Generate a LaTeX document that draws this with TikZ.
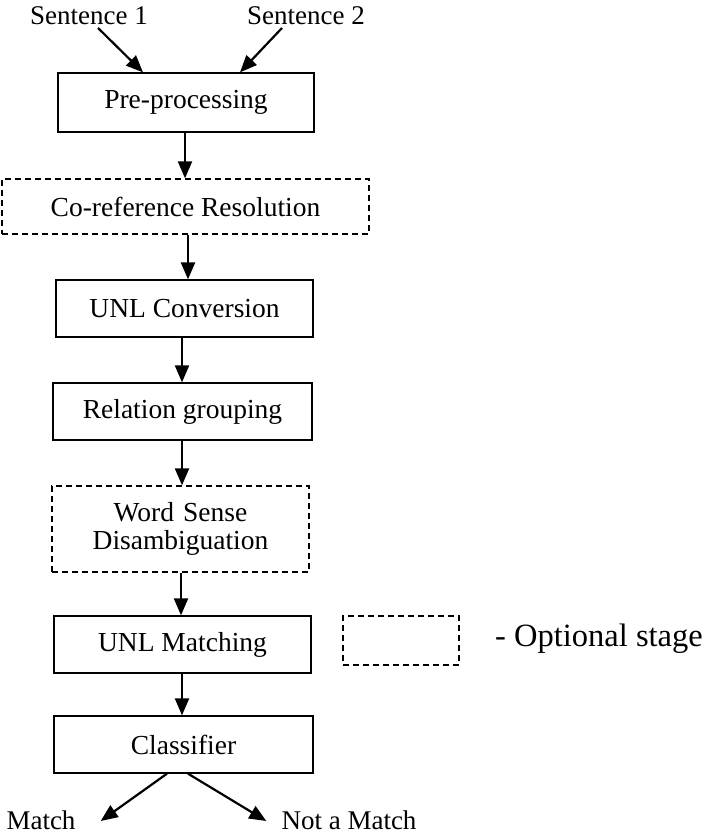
\documentclass[tikz,border=0pt]{standalone}
\usepackage{fontspec}
\setmainfont{Liberation Serif}
\usetikzlibrary{arrows.meta}
\begin{document}
\begin{tikzpicture}[x=1pt,y=-1pt,
  every node/.style={font=\fontsize{27.5}{30}\selectfont, inner sep=0pt},
  label/.style={anchor=base, font=\fontsize{27}{30}\selectfont},
  stage/.style={draw, line width=1.3pt, minimum height=57pt, align=center},
  optional/.style={stage, dashed, dash pattern=on 6pt off 4pt},
  conn/.style={line width=2.2pt, -{Triangle[length=17pt,width=14pt]}}]
\useasboundingbox (0,0) rectangle (704,835);
\node[label] (s1) at (89,24) {Sentence 1};
\node[label] (s2) at (306,24) {Sentence 2};
\node[stage, minimum width=256pt, minimum height=59pt] (pre) at (186,102.5) {Pre-processing};
\node[optional, minimum width=367pt, minimum height=55pt] (coref) at (185.5,206.5) {Co-reference Resolution};
\node[stage, minimum width=257pt] (unlc) at (184.5,308.5) {UNL Conversion};
\node[stage, minimum width=259pt] (rel) at (182.5,411.5) {Relation grouping};
\node[optional, minimum width=257pt, minimum height=86pt, text width=250pt] (wsd) at (180.5,529) {Word Sense\\[-2pt]Disambiguation};
\node[stage, minimum width=257pt] (unlm) at (182.5,644.5) {UNL Matching};
\node[stage, minimum width=259pt] (cls) at (183.5,744.5) {Classifier};
\node[optional, minimum width=116pt, minimum height=49pt] (leg) at (401,640.5) {};
\node[anchor=base west, font=\fontsize{32.5}{34}\selectfont] (legt) at (495,646) {- Optional stage};
\node[label] (match) at (41,829) {Match};
\node[label] (nomatch) at (349,829) {Not a Match};

\draw[conn] ([xshift=9pt,yshift=-4pt]s1.base) -- ([xshift=-43pt]pre.north);
\draw[conn] ([xshift=-24pt,yshift=-4pt]s2.base) -- ([xshift=54pt]pre.north);
\draw[conn] ([xshift=-1pt]pre.south) -- ([xshift=-1pt]pre.south |- coref.north);
\draw[conn] ([xshift=2.5pt]coref.south) -- ([xshift=2.5pt]coref.south |- unlc.north);
\draw[conn] ([xshift=-2.5pt]unlc.south) -- ([xshift=-2.5pt]unlc.south |- rel.north);
\draw[conn] ([xshift=-0.5pt]rel.south) -- ([xshift=-0.5pt]rel.south |- wsd.north);
\draw[conn] ([xshift=0.5pt]wsd.south) -- ([xshift=0.5pt]wsd.south |- unlm.north);
\draw[conn] ([xshift=-0.5pt]unlm.south) -- ([xshift=-0.5pt]unlm.south |- cls.north);
\draw[conn] ([xshift=-16.5pt]cls.south) -- ([xshift=25pt,yshift=8pt]match.base east);
\draw[conn] ([xshift=4.5pt]cls.south) -- ([xshift=-15pt,yshift=8pt]nomatch.base west);
\end{tikzpicture}
\end{document}
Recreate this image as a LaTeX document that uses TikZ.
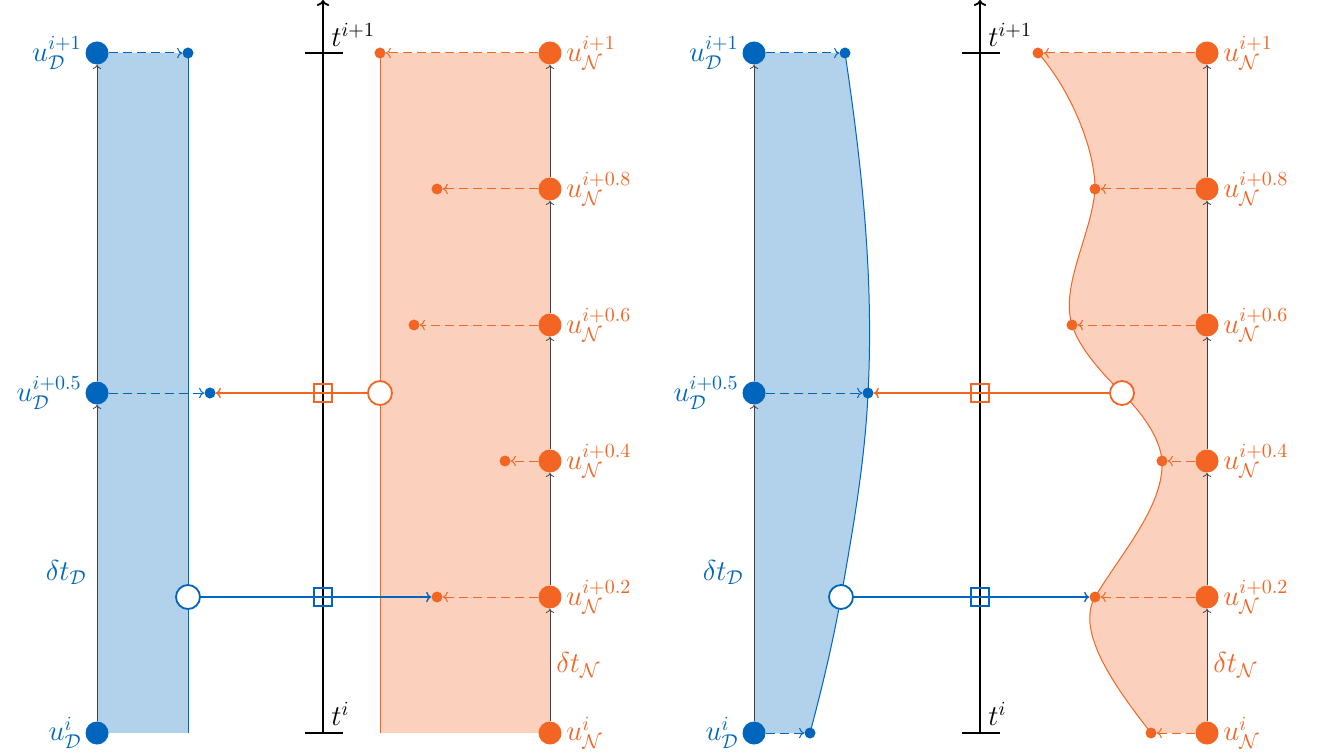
\documentclass[tikz,border=0pt]{standalone}
\usepackage{amsmath}
\usepackage{tikz}
\usetikzlibrary{arrows.meta}
\definecolor{dircolor}{RGB}{0,101,189}
\definecolor{neucolor}{RGB}{242,101,34}

\begin{document}
\begin{tikzpicture}[x=0.5pt, y=-0.5pt,
    bigdot/.style={circle, inner sep=0pt, minimum size=11.5pt},
    smalldot/.style={circle, inner sep=0pt, minimum size=5.5pt},
    hollow/.style={circle, draw, fill=white, line width=0.9pt, inner sep=0pt, minimum size=12pt},
    marker/.style={rectangle, draw, line width=0.8pt, inner sep=0pt, minimum size=9pt},
    edge/.style={line width=0.5pt},
    stepline/.style={-{To[length=2pt]}, draw=black!75, line width=0.4pt},
    transfer/.style={-{To[length=2.5pt]}, line width=0.5pt, dash pattern=on 4.5pt off 2.5pt},
    exchange/.style={-{To[length=2.5pt]}, line width=0.7pt},
    timeaxis/.style={line width=0.9pt},
    dlab/.style={text=dircolor, font=\Large},
    nlab/.style={text=neucolor, font=\Large},
    tlab/.style={anchor=south west, inner sep=0pt, font=\Large}
]
    \useasboundingbox (0,0) rectangle (1327,754);

    % left: fixed interface
    \fill[dircolor!30] (97,53) rectangle (188,733);
    \fill[neucolor!30] (380,53) rectangle (550,733);
    \draw[edge, dircolor] (188,53) -- (188,733);
    \draw[edge, neucolor] (380,53) -- (380,733);

    % right: moving interface
    \begin{scope}[xshift=328.5pt]
        \fill[dircolor!30] (97,733) -- (97,53) -- (188,53)
            .. controls (205,166) and (217,280) .. (211,393)
            .. controls (208,461) and (196,529) .. (184,597)
            .. controls (176,642) and (165,688) .. (153,733) -- cycle;
        \draw[edge, dircolor] (188,53)
            .. controls (205,166) and (217,280) .. (211,393)
            .. controls (208,461) and (196,529) .. (184,597)
            .. controls (176,642) and (165,688) .. (153,733);
        \fill[neucolor!30] (550,733) -- (550,53) -- (381,53)
            .. controls (410,85) and (438,145) .. (438,189)
            .. controls (435,234) and (403,285) .. (415,325)
            .. controls (423,350) and (447,375) .. (465,393)
            .. controls (483,411) and (503,436) .. (505,461)
            .. controls (507,506) and (465,552) .. (438,597)
            .. controls (418,632) and (459,688) .. (494,733) -- cycle;
        \draw[edge, neucolor] (381,53)
            .. controls (410,85) and (438,145) .. (438,189)
            .. controls (435,234) and (403,285) .. (415,325)
            .. controls (423,350) and (447,375) .. (465,393)
            .. controls (483,411) and (503,436) .. (505,461)
            .. controls (507,506) and (465,552) .. (438,597)
            .. controls (418,632) and (459,688) .. (494,733);
    \end{scope}

    % common to both panels
    \foreach \p/\s in {l-/0pt, r-/328.5pt} {
    \begin{scope}[xshift=\s, name prefix=\p]
        \draw[timeaxis, -{To[length=3pt]}] (323,733) -- (323,0);
        \draw[timeaxis] (305,53) -- (343,53) (305,733) -- (343,733);
        \node[tlab] (tend) at (331,47) {$t^{i+1}$};
        \node[tlab] (tstart) at (331,726) {$t^{i}$};

        \node[bigdot, fill=dircolor] (d0) at (97,733) {};
        \node[bigdot, fill=dircolor] (d5) at (97,393) {};
        \node[bigdot, fill=dircolor] (d10) at (97,53) {};
        \node[dlab, left, inner sep=1.5pt] (ud0) at (d0.west) {$u_{\mathcal{D}}^{i}$};
        \node[dlab, left, inner sep=1.5pt] (ud5) at (d5.west) {$u_{\mathcal{D}}^{i+0.5}$};
        \node[dlab, left, inner sep=1.5pt] (ud10) at (d10.west) {$u_{\mathcal{D}}^{i+1}$};
        \draw[stepline] (d0) -- node[dlab, left, pos=0.47, inner sep=5pt] (dtd) {$\delta t_{\mathcal{D}}$} (d5);
        \draw[stepline] (d5) -- (d10);

        \foreach \k/\y/\e in {0/733/i, 2/597/i+0.2, 4/461/i+0.4, 6/325/i+0.6, 8/189/i+0.8, 10/53/i+1} {
            \node[bigdot, fill=neucolor] (n\k) at (550,\y) {};
            \node[nlab, right, inner sep=2pt] (un\k) at (n\k.east) {$u_{\mathcal{N}}^{\e}$};
        }
        \foreach \a/\b in {0/2, 2/4, 4/6, 6/8, 8/10}
            \draw[stepline] (n\a) -- (n\b);
        \node[nlab, right, inner sep=2pt] (dtn) at (552,665) {$\delta t_{\mathcal{N}}$};

        \node[marker, draw=neucolor] (qN) at (323,393) {};
        \node[marker, draw=dircolor] (qD) at (323,597) {};
    \end{scope}
    }

    % left panel: dots and transfers
    \begin{scope}[name prefix=l-]
        \node[smalldot, fill=dircolor] (s5) at (210,393) {};
        \node[smalldot, fill=dircolor] (s10) at (188,53) {};
        \foreach \k/\x/\y in {2/437/597, 4/505/461, 6/414/325, 8/437/189, 10/380/53}
            \node[smalldot, fill=neucolor] (m\k) at (\x,\y) {};
        \node[hollow, draw=dircolor] (hD) at (188,597) {};
        \node[hollow, draw=neucolor] (hN) at (380,393) {};

        \draw[transfer, dircolor] (d5) -- (s5);
        \draw[transfer, dircolor] (d10) -- (s10);
        \foreach \k in {2,4,...,10}
            \draw[transfer, neucolor] (n\k) -- (m\k);
        \draw[exchange, neucolor] (hN) -- (s5);
        \draw[exchange, dircolor] (hD) -- (m2);
    \end{scope}

    % right panel: dots and transfers
    \begin{scope}[xshift=328.5pt, name prefix=r-]
        \node[smalldot, fill=dircolor] (s0) at (153,733) {};
        \node[smalldot, fill=dircolor] (s5) at (211,393) {};
        \node[smalldot, fill=dircolor] (s10) at (188,53) {};
        \foreach \k/\x/\y in {0/494/733, 2/438/597, 4/505/461, 6/415/325, 8/438/189, 10/381/53}
            \node[smalldot, fill=neucolor] (m\k) at (\x,\y) {};
        \node[hollow, draw=dircolor] (hD) at (184,597) {};
        \node[hollow, draw=neucolor] (hN) at (465,393) {};

        \draw[transfer, dircolor] (d0) -- (s0);
        \draw[transfer, dircolor] (d5) -- (s5);
        \draw[transfer, dircolor] (d10) -- (s10);
        \foreach \k in {0,2,...,10}
            \draw[transfer, neucolor] (n\k) -- (m\k);
        \draw[exchange, neucolor] (hN) -- (s5);
        \draw[exchange, dircolor] (hD) -- (m2);
    \end{scope}
\end{tikzpicture}
\end{document}
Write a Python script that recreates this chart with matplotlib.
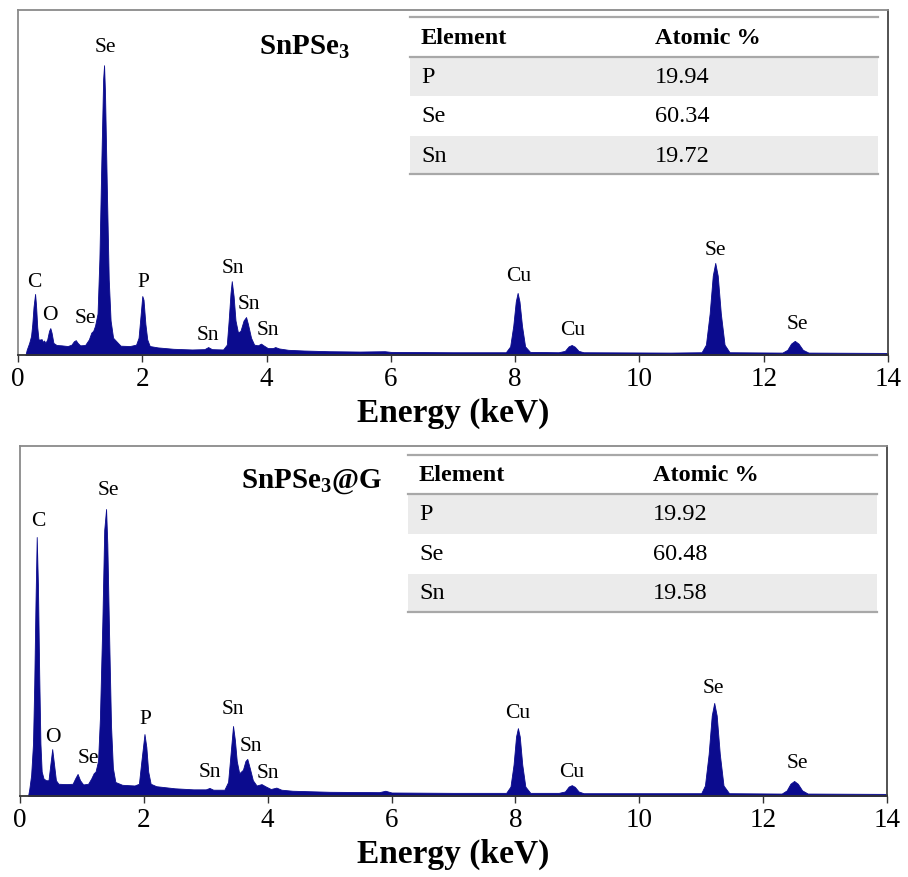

Exercise brief: Identify the lines of the entries containing the string "this". Copy each such line.

Completed exercise:
Generate a LaTeX document that draws this with TikZ.
Recreate this image as a LaTeX document that uses TikZ.
Write a Python script that recreates this chart with matplotlib.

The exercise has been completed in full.